**Stated goal:** Each line in the entries below that holds the string "this" is to be listed.

**Task input:**
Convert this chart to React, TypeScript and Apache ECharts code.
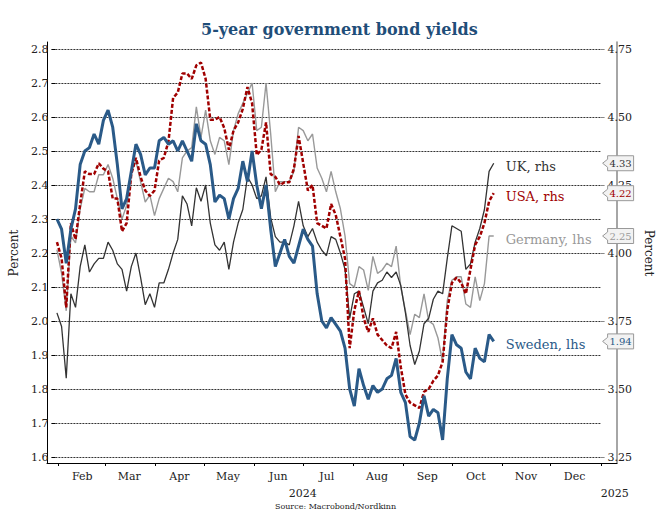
import React, { useEffect, useRef } from "react";
import * as echarts from "echarts";

const dates = [
  "2024-01-26", "2024-01-29", "2024-02-01", "2024-02-04", "2024-02-07", "2024-02-10", "2024-02-13", "2024-02-16", "2024-02-19", "2024-02-22", "2024-02-25", "2024-02-28",
  "2024-03-02", "2024-03-05", "2024-03-08", "2024-03-11", "2024-03-14", "2024-03-17", "2024-03-20", "2024-03-23", "2024-03-26", "2024-03-29",
  "2024-04-01", "2024-04-04", "2024-04-07", "2024-04-10", "2024-04-13", "2024-04-16", "2024-04-19", "2024-04-22", "2024-04-25", "2024-04-28",
  "2024-05-01", "2024-05-04", "2024-05-07", "2024-05-10", "2024-05-13", "2024-05-16", "2024-05-19", "2024-05-22", "2024-05-25", "2024-05-28", "2024-05-31",
  "2024-06-03", "2024-06-06", "2024-06-09", "2024-06-12", "2024-06-15", "2024-06-18", "2024-06-21", "2024-06-24", "2024-06-27", "2024-06-30",
  "2024-07-03", "2024-07-06", "2024-07-09", "2024-07-12", "2024-07-15", "2024-07-18", "2024-07-21", "2024-07-24", "2024-07-27", "2024-07-30",
  "2024-08-02", "2024-08-05", "2024-08-08", "2024-08-11", "2024-08-14", "2024-08-17", "2024-08-20", "2024-08-23", "2024-08-26", "2024-08-29",
  "2024-09-01", "2024-09-04", "2024-09-07", "2024-09-10", "2024-09-13", "2024-09-16", "2024-09-19", "2024-09-22", "2024-09-25", "2024-09-28",
  "2024-10-01", "2024-10-04", "2024-10-07", "2024-10-10", "2024-10-13", "2024-10-16", "2024-10-19", "2024-10-22", "2024-10-25", "2024-10-28", "2024-10-31",
  "2024-11-03",
];

// left-hand scale (percent)
const sweden = [
  2.30, 2.27, 2.17, 2.27, 2.33, 2.46, 2.50, 2.51, 2.55, 2.52, 2.59, 2.62, 2.57, 2.46, 2.33, 2.36, 2.44, 2.52, 2.49, 2.43, 2.45, 2.45, 2.53, 2.54, 2.52,
  2.53, 2.50, 2.53, 2.50, 2.47, 2.58, 2.53, 2.52, 2.46, 2.35, 2.37, 2.36, 2.30, 2.36, 2.39, 2.47, 2.41, 2.50, 2.40, 2.33, 2.40, 2.27, 2.16,
  2.20, 2.24, 2.19, 2.17, 2.22, 2.27, 2.24, 2.22, 2.08, 2.00, 1.98, 2.01, 1.99, 1.97, 1.92, 1.80, 1.75, 1.86, 1.81, 1.77, 1.81, 1.79, 1.80, 1.83,
  1.84, 1.89, 1.79, 1.76, 1.66, 1.65, 1.70, 1.78, 1.72, 1.74, 1.73, 1.65, 1.83, 1.96, 1.93, 1.92, 1.85, 1.83, 1.92, 1.89, 1.88, 1.96, 1.94,
];
const germany = [
  2.21, 2.14, 2.03, 2.25, 2.23, 2.33, 2.39, 2.38, 2.38, 2.43, 2.43, 2.46, 2.42, 2.36, 2.30, 2.34, 2.44, 2.47, 2.41, 2.35, 2.37, 2.31, 2.36, 2.39, 2.42,
  2.41, 2.38, 2.48, 2.50, 2.51, 2.63, 2.54, 2.62, 2.53, 2.49, 2.54, 2.53, 2.46, 2.56, 2.61, 2.64, 2.67, 2.70, 2.56, 2.57, 2.70, 2.55, 2.38,
  2.41, 2.41, 2.41, 2.44, 2.57, 2.56, 2.53, 2.55, 2.45, 2.42, 2.38, 2.44, 2.38, 2.33, 2.25, 2.11, 2.10, 2.16, 2.15, 2.09, 2.19, 2.14, 2.15, 2.17,
  2.16, 2.22, 2.10, 2.03, 1.96, 2.02, 2.01, 2.08, 2.00, 1.99, 1.95, 1.88, 2.06, 2.12, 2.13, 2.13, 2.05, 2.04, 2.13, 2.06, 2.11, 2.25, 2.25,
];
// right-hand scale (percent)
const uk = [
  3.78, 3.73, 3.54, 3.85, 3.80, 3.95, 4.03, 3.93, 3.96, 3.98, 3.98, 4.04, 4.01, 3.96, 3.94, 3.86, 3.95, 4.00, 3.91, 3.81, 3.85, 3.80, 3.89, 3.89, 3.94,
  4.00, 4.05, 4.21, 4.18, 4.10, 4.24, 4.19, 4.25, 4.11, 4.03, 4.01, 4.04, 3.94, 4.04, 4.11, 4.16, 4.28, 4.25, 4.20, 4.21, 4.28, 4.13, 4.06,
  4.04, 4.04, 4.03, 4.10, 4.19, 4.10, 4.06, 4.09, 4.04, 4.01, 3.99, 4.06, 4.05, 4.00, 3.94, 3.76, 3.85, 3.86, 3.80, 3.74, 3.86, 3.89, 3.90, 3.93,
  3.91, 3.93, 3.88, 3.78, 3.66, 3.59, 3.64, 3.74, 3.76, 3.83, 3.86, 3.85, 3.98, 4.10, 4.09, 4.08, 3.94, 3.96, 4.04, 4.09, 4.16, 4.30, 4.33,
];
const usa = [
  4.04, 3.98, 3.80, 4.11, 4.05, 4.18, 4.30, 4.29, 4.29, 4.33, 4.31, 4.30, 4.20, 4.20, 4.08, 4.11, 4.29, 4.35, 4.28, 4.23, 4.21, 4.23, 4.34, 4.35, 4.41,
  4.57, 4.59, 4.66, 4.66, 4.64, 4.69, 4.70, 4.64, 4.49, 4.49, 4.50, 4.46, 4.38, 4.45, 4.48, 4.53, 4.61, 4.55, 4.36, 4.38, 4.48, 4.29, 4.28,
  4.25, 4.26, 4.26, 4.31, 4.43, 4.33, 4.23, 4.25, 4.11, 4.10, 4.09, 4.18, 4.14, 4.06, 3.98, 3.65, 3.79, 3.86, 3.76, 3.71, 3.76, 3.70, 3.68, 3.66,
  3.65, 3.71, 3.58, 3.48, 3.45, 3.44, 3.43, 3.49, 3.50, 3.53, 3.55, 3.60, 3.79, 3.89, 3.91, 3.89, 3.85, 3.94, 4.03, 4.06, 4.11, 4.19, 4.22,
];

const monthNames = ["", "Feb", "Mar", "Apr", "May", "Jun", "Jul", "Aug", "Sep", "Oct", "Nov", "Dec"];
const axisStart = "2024-01-25";
const axisEnd = "2025-01-11";
const yearLabels = [
  { text: "2024", at: "2024-07-01", align: "center" },
  { text: "2025", at: "2025-01-01", align: "left" },
];

const FONT = "'DejaVu Serif', Georgia, serif";
const C_SWE = "#2A5A88";
const C_UK = "#333333";
const C_GER = "#999999";
const C_USA = "#A00000";
const DAY = 86400000;

export default function App() {
  const ref = useRef<HTMLDivElement>(null);

  useEffect(() => {
    if (!ref.current) return;
    const chart = echarts.init(ref.current, null, { renderer: "svg" });

    const mk = (name: string, arr: number[], yAxisIndex: number, color: string, lineStyle: any, z: number) => ({
      name,
      type: "line",
      xAxisIndex: 1,
      yAxisIndex,
      data: dates.map((d, i) => [d, arr[i]]),
      showSymbol: false,
      symbol: "none",
      z,
      lineStyle: { color, ...lineStyle },
      itemStyle: { color },
      endLabel: {
        show: true,
        formatter: "{a}",
        color,
        fontFamily: FONT,
        fontSize: 13,
        distance: 12,
        offset: [0, 3],
      },
    });

    const xBase = {
      type: "time",
      min: axisStart,
      max: axisEnd,
      minInterval: 28 * DAY,
      maxInterval: 31 * DAY,
    };

    chart.setOption({
      animation: false,
      title: {
        text: "5-year government bond yields",
        left: 196,
        top: 16,
        textStyle: { fontFamily: FONT, fontSize: 16, fontWeight: "bold", color: "#1F4E79" },
      },
      grid: [
        { left: 47, right: 46, top: 42, bottom: 48 },
        { left: 47, right: 46, top: 49, bottom: 54 },
      ],
      xAxis: [
        {
          ...xBase,
          gridIndex: 0,
          axisLine: { show: true, lineStyle: { color: "#000", width: 1 } },
          axisTick: { show: true, length: 3, lineStyle: { color: "#000" } },
          splitLine: { show: false },
          axisLabel: {
            formatter: (v: number) => monthNames[new Date(v).getMonth()],
            fontFamily: FONT,
            fontSize: 11,
            color: "#222",
            margin: 8,
            padding: [0, 0, 0, 48],
          },
        },
        {
          ...xBase,
          gridIndex: 1,
          axisLine: { show: false },
          axisTick: { show: false },
          axisLabel: { show: false },
          splitLine: { show: false },
        },
      ],
      yAxis: [
        {
          type: "value", gridIndex: 0, min: 0, max: 1,
          axisLine: { show: true, lineStyle: { color: "#000", width: 1 } },
          axisTick: { show: false }, axisLabel: { show: false }, splitLine: { show: false },
        },
        {
          type: "value", gridIndex: 0, min: 0, max: 1, position: "right",
          axisLine: { show: true, lineStyle: { color: "#888", width: 1.5 } },
          axisTick: { show: false }, axisLabel: { show: false }, splitLine: { show: false },
        },
        {
          type: "value", gridIndex: 1, min: 1.6, max: 2.8, interval: 0.1,
          axisLine: { show: false },
          axisTick: { show: true, length: 4, lineStyle: { color: "#000" } },
          axisLabel: {
            formatter: (v: number) => v.toFixed(1),
            fontFamily: FONT, fontSize: 11, color: "#222", margin: 7,
          },
          splitLine: { show: true, lineStyle: { type: [2, 1], color: "#333", width: 1 } },
          name: "Percent",
          nameLocation: "middle",
          nameGap: 29,
          nameTextStyle: { fontFamily: FONT, fontSize: 12, color: "#222" },
        },
        {
          type: "value", gridIndex: 1, min: 3.25, max: 4.75, interval: 0.25, position: "right",
          axisLine: { show: false },
          axisTick: { show: true, length: 4, lineStyle: { color: "#888" } },
          axisLabel: {
            formatter: (v: number) => v.toFixed(2),
            fontFamily: FONT, fontSize: 11, color: "#222", margin: 7,
          },
          splitLine: { show: false },
          name: "Percent",
          nameLocation: "middle",
          nameRotate: -90,
          nameGap: 41,
          nameTextStyle: { fontFamily: FONT, fontSize: 12, color: "#222" },
        },
      ],
      series: [
        mk("Germany, lhs", germany, 2, C_GER, { width: 1.4 }, 2),
        mk("UK, rhs", uk, 3, C_UK, { width: 1.3 }, 3),
        mk("USA, rhs", usa, 3, C_USA, { width: 2.5, type: [4, 2] }, 4),
        mk("Sweden, lhs", sweden, 2, C_SWE, { width: 3 }, 5),
      ],
    });

    const last = dates.length - 1;
    const xR = chart.convertToPixel({ xAxisIndex: 1 }, axisEnd) as number;
    const yBase = chart.getHeight() - 48;
    const tags = [
      { v: uk[last], axis: 3, color: C_UK },
      { v: usa[last], axis: 3, color: C_USA },
      { v: germany[last], axis: 2, color: C_GER },
      { v: sweden[last], axis: 2, color: C_SWE },
    ];
    const elements: any[] = [];
    tags.forEach((t) => {
      const y = chart.convertToPixel({ yAxisIndex: t.axis }, t.v) as number;
      const x0 = xR + 2;
      const bx = xR + 7;
      const bw = 26;
      const h = 7.5;
      elements.push({
        type: "polygon",
        z: 100,
        shape: {
          points: [
            [x0, y], [bx, y - 4], [bx, y - h], [bx + bw, y - h],
            [bx + bw, y + h], [bx, y + h], [bx, y + 4],
          ],
        },
        style: { fill: "#f2f2f2", stroke: "#999", lineWidth: 1 },
      });
      elements.push({
        type: "text",
        z: 101,
        style: {
          text: t.v.toFixed(2),
          x: bx + bw / 2,
          y: y + 0.5,
          fill: t.color,
          font: `10px ${FONT}`,
          textAlign: "center",
          textVerticalAlign: "middle",
          align: "center",
          verticalAlign: "middle",
        },
      });
    });
    yearLabels.forEach((yl) => {
      const x = chart.convertToPixel({ xAxisIndex: 0 }, yl.at) as number;
      elements.push({
        type: "text",
        style: {
          text: yl.text,
          x,
          y: yBase + 30,
          fill: "#222",
          font: `11px ${FONT}`,
          textAlign: yl.align,
          textVerticalAlign: "middle",
          align: yl.align,
          verticalAlign: "middle",
        },
      });
    });
    elements.push({
      type: "text",
      style: {
        text: "Source: Macrobond/Nordkinn",
        x: chart.getWidth() / 2 + 4,
        y: chart.getHeight() - 5,
        fill: "#222",
        font: `8px ${FONT}`,
        textAlign: "center",
        textVerticalAlign: "middle",
        align: "center",
        verticalAlign: "middle",
      },
    });
    chart.setOption({ graphic: { elements } });

    return () => chart.dispose();
  }, []);

  return (
    <div
      ref={ref}
      style={{ position: "absolute", left: 0, top: 0, width: 663, height: 511 }}
    />
  );
}
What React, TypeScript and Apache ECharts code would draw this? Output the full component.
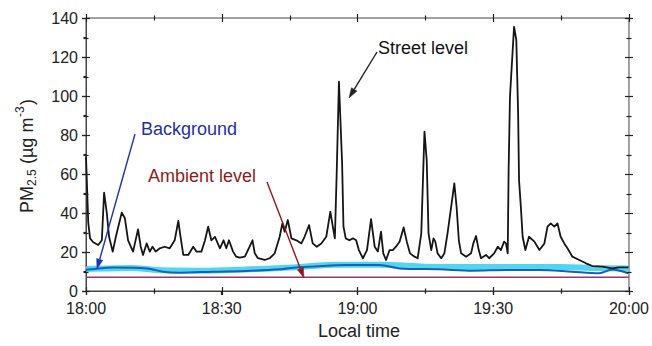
import React, { useEffect, useRef } from "react";
import * as echarts from "echarts";

// time in minutes after 18:00, PM2.5 value (µg m-3)
const streetLevel: [number, number][] = [
  [0, 68.9], [0.5, 35], [0.9, 27], [1.6, 25], [2.7, 23.6], [3.5, 26], [4.0, 50.4], [4.6, 40],
  [5.1, 27.8], [5.9, 20.2], [6.6, 27.8], [7.9, 40.2], [8.6, 37.3], [9.3, 26], [10.4, 20.2],
  [11.5, 31.6], [12.1, 22.7], [12.6, 18.5], [13.4, 24.4], [14.1, 20.2], [14.7, 22.7], [15.4, 20.2],
  [16.3, 21.9], [17.4, 22.7], [18.5, 21.9], [19.6, 26], [20.4, 35.9], [20.9, 27.8], [21.5, 18.5],
  [22.6, 18.5], [23.7, 22.7], [24.4, 20.2], [25.5, 20.2], [26.3, 26], [27.0, 33], [27.7, 26],
  [28.5, 27.8], [29.6, 21.9], [30.4, 26], [31.0, 21.9], [31.6, 26], [32.5, 20.2], [33.2, 17.6],
  [34.0, 17.1], [35.1, 17.6], [35.8, 21], [36.8, 26], [37.3, 19.3], [38.0, 16.8], [39.5, 15.9],
  [40.6, 16.8], [41.7, 19.3], [42.8, 27.8], [43.4, 34.7], [43.9, 30.4], [44.6, 36.4], [45.4, 27],
  [46.5, 26], [47.6, 24.4], [48.3, 27.8], [49.3, 33.8], [50.1, 24.4], [51.0, 22.7], [52.0, 24.4],
  [53.1, 27.8], [54.0, 40.7], [54.6, 32.3], [55.0, 27], [55.4, 60], [55.9, 107.3], [56.6, 65.6],
  [56.9, 33], [57.4, 27], [58.2, 26], [59.0, 27], [59.7, 26], [60.3, 21], [61.2, 16.8],
  [62.1, 21], [63.0, 36.8], [63.8, 22.7], [64.5, 20.2], [65.2, 30.4], [65.7, 19.3], [66.3, 15.9],
  [67.1, 21], [67.8, 21], [68.5, 22.7], [69.3, 25.3], [70.2, 32.6], [70.9, 25.3], [71.6, 19.3],
  [72.6, 17.6], [73.3, 16.8], [74.1, 29.6], [74.8, 81.7], [75.3, 67], [75.7, 29.6], [76.3, 21],
  [76.8, 27], [77.2, 25.3], [77.7, 19.3], [78.5, 16.8], [79.2, 19.3], [79.9, 29.6], [80.7, 43.2],
  [81.4, 55.2], [81.9, 43.2], [82.4, 26], [82.9, 19.3], [84.0, 17.6], [85.1, 19.3], [85.6, 24.4],
  [86.2, 28.2], [86.8, 21], [87.3, 16.8], [88.4, 18.5], [89.1, 16.8], [90.2, 19.3], [91.0, 22.7],
  [91.7, 21], [92.4, 25.3], [92.8, 24.4], [93.2, 19.3], [93.4, 62], [93.7, 99.6], [94.6, 135.5],
  [95.1, 128.7], [95.5, 91.1], [95.7, 56.9], [96.1, 43.2], [96.5, 27.8], [97.1, 21], [97.9, 27.8],
  [99.1, 25.3], [100.2, 21], [101.3, 24.4], [102.0, 33], [102.7, 34.7], [103.5, 33], [104.2, 34.7],
  [104.9, 27.8], [105.7, 24.4], [106.4, 21.9], [107.5, 17.6], [109.0, 15.9], [110.5, 14.2],
  [111.9, 12.8], [114.1, 12.5], [116.3, 11.6], [117.8, 12.1], [119.9, 12.1],
];

const backgroundLevel: [number, number][] = [
  [0, 10.8], [0.9, 11.1], [6, 12.1], [13.5, 11.6], [17, 9.9], [20.7, 9.4], [28, 9.9],
  [35.5, 10.3], [42.8, 11.1], [46.5, 12.1], [50, 12.5], [57.6, 13.3], [64.9, 13.3],
  [69.3, 11.6], [78.1, 11.1], [85.4, 10.4], [92.9, 10.8], [100.2, 10.8], [107.4, 9.9],
  [113.4, 9.1], [116.3, 11], [119.8, 9.1],
];

const backgroundBand: [number, number][] = [
  [0, 11.3], [10, 11.8], [17, 10.6], [25, 10.4], [35, 11], [45, 12], [55, 13.4], [65, 13.4],
  [75, 12.5], [85, 12.3], [95, 12.3], [105, 12.3], [112, 11.8], [120, 11.5],
];

const ambientLevel: [number, number][] = [
  [0, 7.0], [120, 7.0],
];

const xTickLabels: Record<number, string> = {
  0: "18:00", 30: "18:30", 60: "19:00", 90: "19:30", 120: "20:00",
};
const xMajorTicks = [0, 30, 60, 90, 120];
const xMinorTicks = [15, 45, 75, 105];
const yMajorTicks = [0, 20, 40, 60, 80, 100, 120, 140];
const yMinorTicks = [10, 30, 50, 70, 90, 110, 130];

const X_MIN = 0, X_MAX = 120, Y_MIN = 0, Y_MAX = 140;
const AXIS_COLOR = "#444";
const TEXT_COLOR = "#222";
const FONT = "Arial, 'Liberation Sans', sans-serif";

function arrow(x1: number, y1: number, x2: number, y2: number, color: string, len = 10, half = 3.2) {
  const dx = x2 - x1, dy = y2 - y1;
  const d = Math.sqrt(dx * dx + dy * dy);
  const ux = dx / d, uy = dy / d;
  const bx = x2 - ux * len, by = y2 - uy * len;
  const px = -uy, py = ux;
  return [
    { type: "line", shape: { x1, y1, x2: bx, y2: by }, style: { stroke: color, lineWidth: 1.4 }, z: 100 },
    {
      type: "polygon",
      shape: { points: [[x2, y2], [bx + px * half, by + py * half], [bx - px * half, by - py * half]] },
      style: { fill: color, stroke: color, lineWidth: 0.5 },
      z: 100,
    },
  ];
}

export default function App() {
  const ref = useRef<HTMLDivElement>(null);
  useEffect(() => {
    if (!ref.current) return;
    const chart = echarts.init(ref.current, null, { renderer: "svg" });

    const annotations: any[] = [
      {
        type: "text", left: 318, top: 322,
        style: { text: "Local time", fontSize: 18, fill: TEXT_COLOR, fontFamily: FONT },
      },
      {
        type: "group", x: 27, y: 213, rotation: Math.PI / 2,
        children: [
          { type: "text", x: 0, y: 0, style: { text: "PM", fontSize: 18, fill: TEXT_COLOR, fontFamily: FONT, verticalAlign: "middle" } },
          { type: "text", x: 27, y: 5, style: { text: "2.5", fontSize: 12, fill: TEXT_COLOR, fontFamily: FONT, verticalAlign: "middle" } },
          { type: "text", x: 44, y: 0, style: { text: " (µg m", fontSize: 18, fill: TEXT_COLOR, fontFamily: FONT, verticalAlign: "middle" } },
          { type: "text", x: 96, y: -7, style: { text: "-3", fontSize: 12, fill: TEXT_COLOR, fontFamily: FONT, verticalAlign: "middle" } },
          { type: "text", x: 108, y: 0, style: { text: ")", fontSize: 18, fill: TEXT_COLOR, fontFamily: FONT, verticalAlign: "middle" } },
        ],
      },
      {
        type: "text", x: 378, y: 48,
        style: { text: "Street level", fontSize: 18, fill: "#111", fontFamily: FONT, verticalAlign: "middle" },
        z: 100,
      },
      {
        type: "text", x: 141, y: 129,
        style: { text: "Background", fontSize: 18, fill: "#1f2fa6", fontFamily: FONT, verticalAlign: "middle" },
        z: 100,
      },
      {
        type: "text", x: 148, y: 176,
        style: { text: "Ambient level", fontSize: 18, fill: "#8c1c1c", fontFamily: FONT, verticalAlign: "middle" },
        z: 100,
      },
      ...arrow(377, 52, 349, 98, "#222"),
      ...arrow(135, 134, 97, 269, "#1f34b0"),
      ...arrow(267, 182, 304, 278, "#8c1c1c"),
    ];

    // tick data: [x, y, half-length]
    const xTickData = [...xMajorTicks.map((v) => [v, Y_MIN, 4]), ...xMinorTicks.map((v) => [v, Y_MIN, 2.5])];
    const yTickData = [...yMajorTicks.map((v) => [X_MIN, v, 4]), ...yMinorTicks.map((v) => [X_MIN, v, 2.5])];
    const tickStyle = { stroke: "#222", lineWidth: 1.2 };

    chart.setOption({
      animation: false,
      backgroundColor: "#fff",
      grid: {
        left: 86, right: 22, top: 18, bottom: 55, containLabel: false,
        show: true, borderColor: AXIS_COLOR, borderWidth: 1, backgroundColor: "transparent",
      },
      xAxis: {
        type: "value", min: X_MIN, max: X_MAX, interval: 30, position: "bottom",
        axisLine: { show: true, onZero: false, lineStyle: { color: AXIS_COLOR, width: 1 } },
        axisTick: { show: true, length: 4, lineStyle: { color: "#222", width: 1.2 } },
        minorTick: { show: true, splitNumber: 2, length: 2.5, lineStyle: { color: "#222", width: 1.2 } },
        splitLine: { show: false },
        axisLabel: {
          show: true, margin: 9, fontSize: 16, color: TEXT_COLOR, fontFamily: FONT,
          formatter: (v: number) => xTickLabels[v] ?? "",
        },
      },
      yAxis: {
        type: "value", min: Y_MIN, max: Y_MAX, interval: 20, position: "left",
        axisLine: { show: true, onZero: false, lineStyle: { color: AXIS_COLOR, width: 1 } },
        axisTick: { show: true, length: 4, lineStyle: { color: "#222", width: 1.2 } },
        minorTick: { show: true, splitNumber: 2, length: 2.5, lineStyle: { color: "#222", width: 1.2 } },
        splitLine: { show: false },
        axisLabel: { show: true, margin: 8, fontSize: 16, color: TEXT_COLOR, fontFamily: FONT },
      },
      series: [
        {
          type: "line", data: ambientLevel, showSymbol: false, symbol: "none",
          lineStyle: { color: "#94386e", width: 1.5 }, z: 2,
        },
        {
          type: "line", data: backgroundBand, showSymbol: false, symbol: "none", smooth: 0.3,
          lineStyle: { color: "#3fd2ee", width: 6, opacity: 0.9 }, z: 3,
        },
        {
          type: "line", data: backgroundLevel, showSymbol: false, symbol: "none", smooth: 0.3,
          lineStyle: { color: "#1560b8", width: 2 }, z: 4,
        },
        {
          type: "line", data: streetLevel, showSymbol: false, symbol: "none",
          lineStyle: { color: "#151515", width: 1.8, join: "round" }, z: 5,
        },
        {
          type: "custom", data: xTickData, clip: false, silent: true, z: 10,
          encode: { x: 0, y: 1 },
          renderItem: (_p: any, api: any) => {
            const v = api.value(0), h = api.value(2);
            const b = api.coord([v, Y_MIN]);
            const t = api.coord([v, Y_MAX]);
            const x = Math.round(b[0]) + 0.5;
            return {
              type: "group",
              children: [
                { type: "line", shape: { x1: x, y1: b[1] - h, x2: x, y2: b[1] + h }, style: tickStyle },
                { type: "line", shape: { x1: x, y1: t[1] - h, x2: x, y2: t[1] + h }, style: tickStyle },
              ],
            };
          },
        },
        {
          type: "custom", data: yTickData, clip: false, silent: true, z: 10,
          encode: { x: 0, y: 1 },
          renderItem: (_p: any, api: any) => {
            const v = api.value(1), w = api.value(2);
            const l = api.coord([X_MIN, v]);
            const r = api.coord([X_MAX, v]);
            const y = Math.round(l[1]) + 0.5;
            return {
              type: "group",
              children: [
                { type: "line", shape: { x1: l[0] - w, y1: y, x2: l[0] + w, y2: y }, style: tickStyle },
                { type: "line", shape: { x1: r[0] - w, y1: y, x2: r[0] + w, y2: y }, style: tickStyle },
              ],
            };
          },
        },
      ],
      graphic: annotations,
    });
    return () => chart.dispose();
  }, []);
  return <div ref={ref} style={{ width: 652, height: 346, position: "absolute", left: 0, top: 0 }} />;
}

**Written solution:**
Convert this chart to React, TypeScript and Apache ECharts code.
What React, TypeScript and Apache ECharts code would draw this? Output the full component.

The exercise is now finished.